Researchers have identified a previously unknown family of small-molecule metabolite that is responsible for the bioflourescence of deepwater sharks that allows them to see each other in the darkest of depths.
David Gruber, a professor at City University of New York, and Jason Crawford, a professor at Yale University, extracted chemicals from the skin samples of swell sharks and the chain catsharks –which had varying skin tones and found that the fluorescent molecule was only present in the light skin. The findings were published in the latest issue of the journal iScience.
“Studying biofluorescence in the ocean is like a constantly evolving mystery novel, with new clues being provided as we move the research forward,” Gruber said. “The exciting part of this study is the description of an entirely new form of marine biofluorescence from sharks—one that is based on brominated tryptophan-kynurenine small-molecule metabolites.”
This mechanism is different from animals in the upper ocean, such as jellyfish and corals, that commonly use green fluorescent proteins as mechanisms to transform blue light into other colors.

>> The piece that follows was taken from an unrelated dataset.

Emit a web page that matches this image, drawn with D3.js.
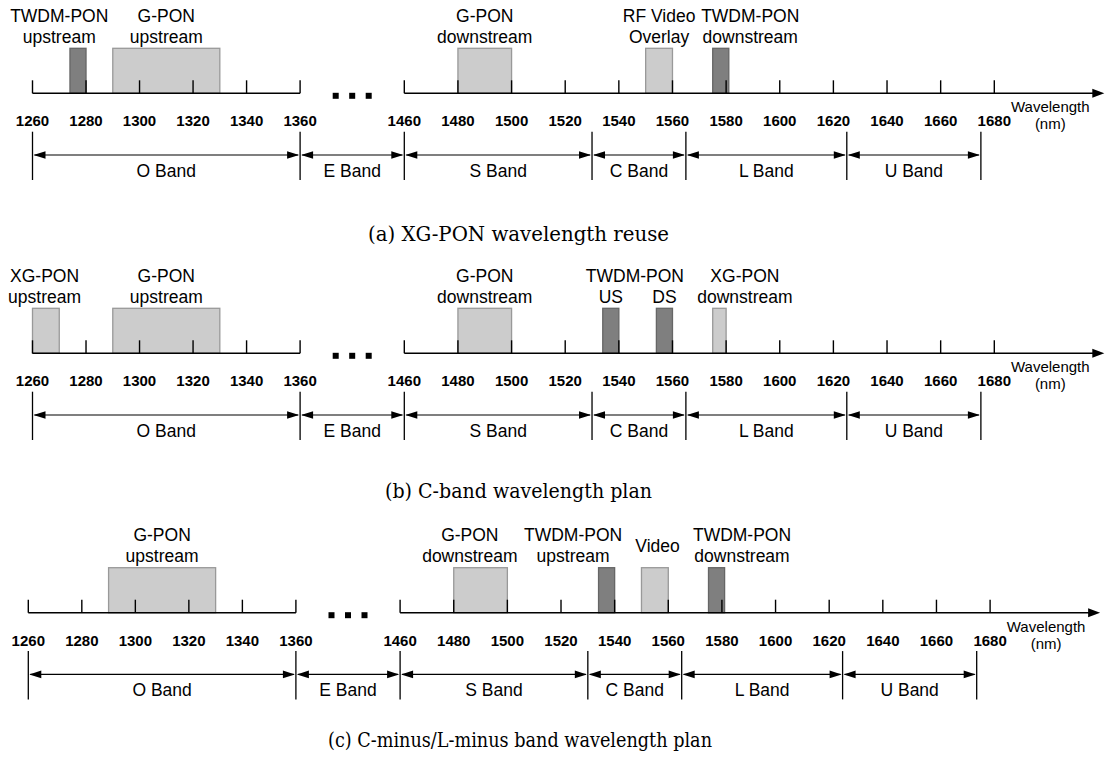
<!DOCTYPE html>
<html lang="en">
<head>
	<meta charset="UTF-8">
	<title>PON wavelength plans</title>
	<script src="https://cdn.jsdelivr.net/npm/d3@7/dist/d3.min.js"></script>
	<style>
		body { margin: 0; background: #fff; }
		text { font-family: "Liberation Sans", Arial, sans-serif; fill: #000; }
	</style>
</head>
<body>
<script>
	// axis ticks and band edges (nm)
	var tickValues = [1260, 1280, 1300, 1320, 1340, 1360, 1460, 1480, 1500, 1520, 1540, 1560, 1580, 1600, 1620, 1640, 1660, 1680];
	var bandNames = ['O Band', 'E Band', 'S Band', 'C Band', 'L Band', 'U Band'];
	var bandEdges = [1260, 1360, 1460, 1530, 1565, 1625, 1675];
	var captions = ['(a) XG-PON wavelength reuse', '(b) C-band wavelength plan', '(c) C-minus/L-minus band wavelength plan'];

	// channel blocks: [from, to] in nm, kind picks the shade
	var reuseChannels = [
		{from: 1274, to: 1280, kind: 'twdm'},
		{from: 1290, to: 1330, kind: 'legacy'},
		{from: 1480, to: 1500, kind: 'legacy'},
		{from: 1550, to: 1560, kind: 'legacy'},
		{from: 1575, to: 1581, kind: 'twdm'}
	];
	var cbandChannels = [
		{from: 1260, to: 1270, kind: 'legacy'},
		{from: 1290, to: 1330, kind: 'legacy'},
		{from: 1480, to: 1500, kind: 'legacy'},
		{from: 1534, to: 1540, kind: 'twdm'},
		{from: 1554, to: 1560, kind: 'twdm'},
		{from: 1575, to: 1580, kind: 'legacy'}
	];
	var cminusChannels = [
		{from: 1290, to: 1330, kind: 'legacy'},
		{from: 1480, to: 1500, kind: 'legacy'},
		{from: 1534, to: 1540, kind: 'twdm'},
		{from: 1550, to: 1560, kind: 'legacy'},
		{from: 1575, to: 1581, kind: 'twdm'}
	];

	// labels above the blocks, 'at' = wavelength of the text centre
	var reuseLabels = [
		{lines: ['TWDM-PON', 'upstream'], at: 1270},
		{lines: ['G-PON', 'upstream'], at: 1310},
		{lines: ['G-PON', 'downstream'], at: 1490},
		{lines: ['RF Video', 'Overlay'], at: 1555},
		{lines: ['TWDM-PON', 'downstream'], at: 1589}
	];
	var cbandLabels = [
		{lines: ['XG-PON', 'upstream'], at: 1264.5},
		{lines: ['G-PON', 'upstream'], at: 1310},
		{lines: ['G-PON', 'downstream'], at: 1490},
		{lines: ['TWDM-PON', null], at: 1546},
		{lines: [null, 'US'], at: 1537},
		{lines: [null, 'DS'], at: 1557},
		{lines: ['XG-PON', 'downstream'], at: 1587}
	];
	var cminusLabels = [
		{lines: ['G-PON', 'upstream'], at: 1310},
		{lines: ['G-PON', 'downstream'], at: 1486},
		{lines: ['TWDM-PON', 'upstream'], at: 1524.5},
		{lines: ['Video'], at: 1556},
		{lines: ['TWDM-PON', 'downstream'], at: 1587.5}
	];

	var panels = [
		{channels: reuseChannels, labels: reuseLabels, caption: captions[0], axisY: 93.3, x0: 32.5, capY: 148, capW: 301, capX: 518.5},
		{channels: cbandChannels, labels: cbandLabels, caption: captions[1], axisY: 353.3, x0: 32.5, capY: 145, capW: 267, capX: 518.5},
		{channels: cminusChannels, labels: cminusLabels, caption: captions[2], axisY: 612.7, x0: 28.3, capY: 134, capW: 384, capX: 520}
	];

	var width = 1105, height = 760;
	var color = d3.scaleOrdinal().domain(['legacy', 'twdm']).range(['#cccccc', '#7f7f7f']);
	var edge = d3.scaleOrdinal().domain(['legacy', 'twdm']).range(['#999999', '#666666']);

	var svg = d3.select('body').append('svg')
		.attr('width', width)
		.attr('height', height);

	panels.forEach(function (p) {
		// broken axis: 1360-1460 squeezed into the gap with the dots
		var x = d3.scaleLinear()
			.domain([1260, 1360, 1460, 1680])
			.range([p.x0, p.x0 + 267.6, p.x0 + 371.8, p.x0 + 961.8]);

		var g = svg.append('g').attr('transform', 'translate(0,' + p.axisY + ')');

		// blocks
		g.selectAll('.chan')
			.data(p.channels)
			.enter().append('rect')
			.attr('class', 'chan')
			.attr('x', function (d) { return x(d.from); })
			.attr('y', -45)
			.attr('width', function (d) { return x(d.to) - x(d.from); })
			.attr('height', 45)
			.style('fill', function (d) { return color(d.kind); })
			.style('stroke', function (d) { return edge(d.kind); })
			.style('stroke-width', 1.3);

		// labels
		var lineH = 21, mid = -61.1;
		p.labels.forEach(function (l) {
			var n = l.lines.length;
			l.lines.forEach(function (t, i) {
				if (!t) return;
				g.append('text')
					.attr('x', x(l.at))
					.attr('y', mid + (i - (n - 1) / 2) * lineH)
					.attr('text-anchor', 'middle')
					.style('font-size', '17.5px')
					.text(t);
			});
		});

		// axis line, two pieces
		g.append('line')
			.attr('x1', x(1260)).attr('x2', x(1360))
			.attr('y1', 0).attr('y2', 0)
			.style('stroke', '#000').style('stroke-width', 1.4);
		var tipX = x(1680) + 110;
		g.append('line')
			.attr('x1', x(1460)).attr('x2', tipX - 8)
			.attr('y1', 0).attr('y2', 0)
			.style('stroke', '#000').style('stroke-width', 1.4);
		g.append('path')
			.attr('d', 'M' + tipX + ',0L' + (tipX - 12) + ',-4.5L' + (tipX - 12) + ',4.5Z')
			.style('fill', '#000');

		// dots in the gap
		var gapMid = (x(1360) + x(1460)) / 2;
		g.selectAll('.dot')
			.data([-16.5, 0, 16.5])
			.enter().append('rect')
			.attr('class', 'dot')
			.attr('x', function (d) { return gapMid + d - 3; })
			.attr('y', -0.5)
			.attr('width', 6)
			.attr('height', 6)
			.style('fill', '#000');

		// ticks
		g.selectAll('.tick')
			.data(tickValues)
			.enter().append('line')
			.attr('class', 'tick')
			.attr('x1', function (d) { return x(d); })
			.attr('x2', function (d) { return x(d); })
			.attr('y1', -13).attr('y2', 0)
			.style('stroke', '#000').style('stroke-width', 1.4);
		g.selectAll('.tlab')
			.data(tickValues)
			.enter().append('text')
			.attr('class', 'tlab')
			.attr('x', function (d) { return x(d); })
			.attr('y', 33)
			.attr('text-anchor', 'middle')
			.style('font-size', '15px')
			.style('font-weight', 'bold')
			.text(function (d) { return d; });

		g.append('text')
			.attr('x', x(1680) + 56).attr('y', 19)
			.attr('text-anchor', 'middle')
			.style('font-size', '15px')
			.text('Wavelength');
		g.append('text')
			.attr('x', x(1680) + 56).attr('y', 36)
			.attr('text-anchor', 'middle')
			.style('font-size', '15px')
			.text('(nm)');

		// bands
		g.selectAll('.sep')
			.data(bandEdges)
			.enter().append('line')
			.attr('class', 'sep')
			.attr('x1', function (d) { return x(d); })
			.attr('x2', function (d) { return x(d); })
			.attr('y1', 38.4).attr('y2', 86.7)
			.style('stroke', '#000').style('stroke-width', 1.3);

		var bands = bandNames.map(function (name, i) {
			return {name: name, a: bandEdges[i], b: bandEdges[i + 1]};
		});
		var ay = 61.7, head = 12, hw = 3.8;
		var bg = g.selectAll('.band')
			.data(bands)
			.enter().append('g')
			.attr('class', 'band');
		bg.append('line')
			.attr('x1', function (d) { return x(d.a) + 2; })
			.attr('x2', function (d) { return x(d.b) - 2; })
			.attr('y1', ay).attr('y2', ay)
			.style('stroke', '#000').style('stroke-width', 1.2);
		bg.append('path')
			.attr('d', function (d) {
				var l = x(d.a) + 1, r = x(d.b) - 1;
				return 'M' + l + ',' + ay + 'L' + (l + head) + ',' + (ay - hw) + 'L' + (l + head) + ',' + (ay + hw) + 'Z' +
					'M' + r + ',' + ay + 'L' + (r - head) + ',' + (ay - hw) + 'L' + (r - head) + ',' + (ay + hw) + 'Z';
			})
			.style('fill', '#000');
		bg.append('text')
			.attr('x', function (d) { return (x(d.a) + x(d.b)) / 2; })
			.attr('y', 83.3)
			.attr('text-anchor', 'middle')
			.style('font-size', '17.5px')
			.text(function (d) { return d.name; });

		// caption
		g.append('text')
			.attr('x', p.capX)
			.attr('y', p.capY)
			.attr('text-anchor', 'middle')
			.attr('textLength', p.capW)
			.attr('lengthAdjust', 'spacingAndGlyphs')
			.style('font-family', '"DejaVu Serif", serif')
			.style('font-size', '20px')
			.text(p.caption);
	});
</script>
</body>
</html>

“It is also interesting that these biofluorescent molecules display antimicrobial properties. These catsharks live on the ocean bottom, yet we don’t see any biofouling or growth, so this could help explain yet another amazing feature of shark skin,” Gruber says. “This study opens new questions related to potential function of biofluorescence in central nervous system signaling, resilience to microbial infections, and photoprotection.”